Implicit bias exists in student recruitment marketing. SFS Media offers an example and how it can be addressed.
I see myself as someone who lives for inclusion. I think we all do. That is where implicit bias creeps in as we build on the assumptions of our experience that silently exclude others that have had a difference experience.
As recruitment marketeers, we do our best to run market research and test creative, but it can be thrown out the window at the peril of the last minute deadline.
- How do we build out a process to challenge our implicit biases?
- Can we afford to exclude anyone with such challenging competition in the market?
- How do we ensure we take the time to ensure our creative campaigns are inclusive?
The implicit bias trap
In my view, too many of us, me included, have fallen into the trap of thinking that imagery of a diverse group of smiling young people, with multiple ethnicities, gender identities and body types is enough. With recent analysis from our team, it absolutely isn’t. As a community of marketeers, we must do better.
A recent case study
A client of ours sent out an email campaign with a creative that passed all of our quality checks and in truth, was fairly standard.
We waived it out the door to our youth audience and were happy to see a 2.82% CTR after the first 24 hours from the targeted segment the client sought.
The client was delighted and like many marketeers, then immediately had 67 other things to do and so it falls out of the mind quickly. However, as we prepared the seven-day detailed report for the client, breaking down the campaign performance by ethnicity and gender spoke volumes.
I have included a sample of just one of the report pages, looking at gender identity and ethnicity group click through rates.
As you can see, there was some distance between Asian ethnic group females at 1.26% CTR and White ethnic group males at 3.52% CTR.
Beyond that it showed that 89 of the young people reached have special education needs and disabilities, and none of them engaged.
Across low socio-economic communities they had high engagement but were a small percentage as the client unconsciously focused on affluent areas that returned low engagement.
It really was a pivotal read for me as I saw communities excluded while both the client and our team were unaware.
A implicit bias solution
SFS Media applies a continual process of consistently measuring our own creative to challenge our unconscious bias. That’s it. The only way. Keep alert to the quiet assumptions we make in our busyness and let the data lead us as the measure of young people voting with their engagement.

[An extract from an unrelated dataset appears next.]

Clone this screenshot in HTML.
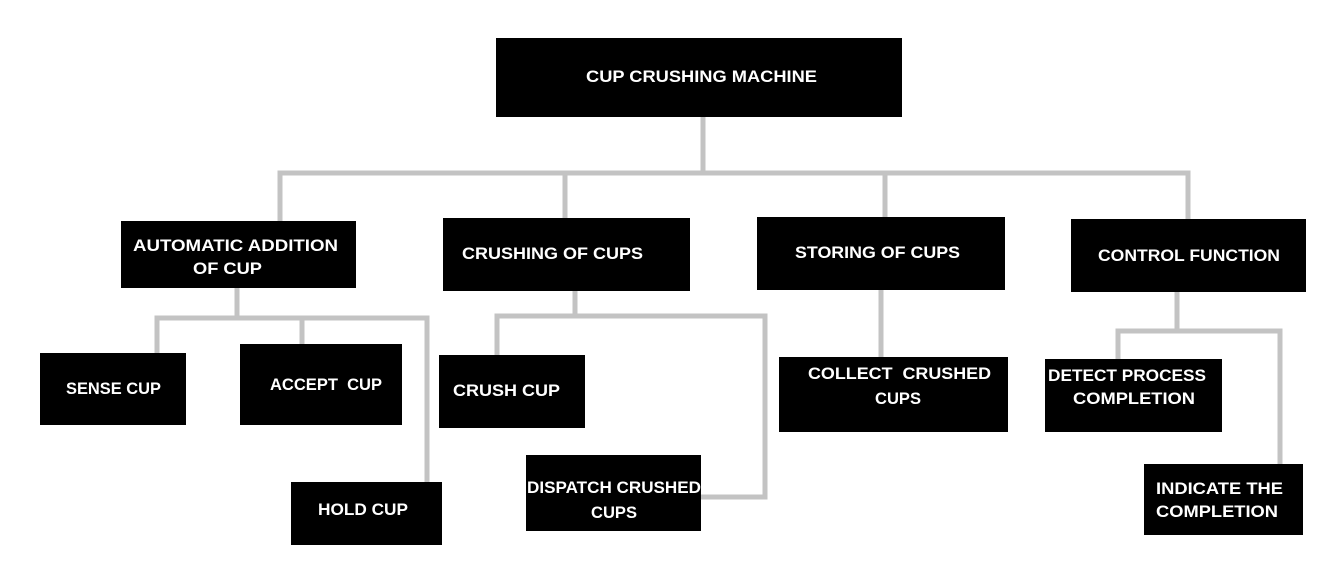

We are taking this new process and we encourage you too. As standard in our service, we are providing a dozen pages of analysis after every single campaign. This rich reporting analyses how creative landed with young people by geography, gender, ethnicity group, socio-economic indicators and special educational need and disability. This insight can be used to refine strategies and increase inclusion.
We are taking this step because diversity is one of our five values. All our profits are gifted back to the Speakers for Schools charity to level the playing field for the next generation, it’s at our core to do what we can to increase inclusion for this generation. So, if you would like to measure your unconscious bias in your recruitment marketing, we can help you unlock the insights that will help make us all more inclusive, one campaign at a time.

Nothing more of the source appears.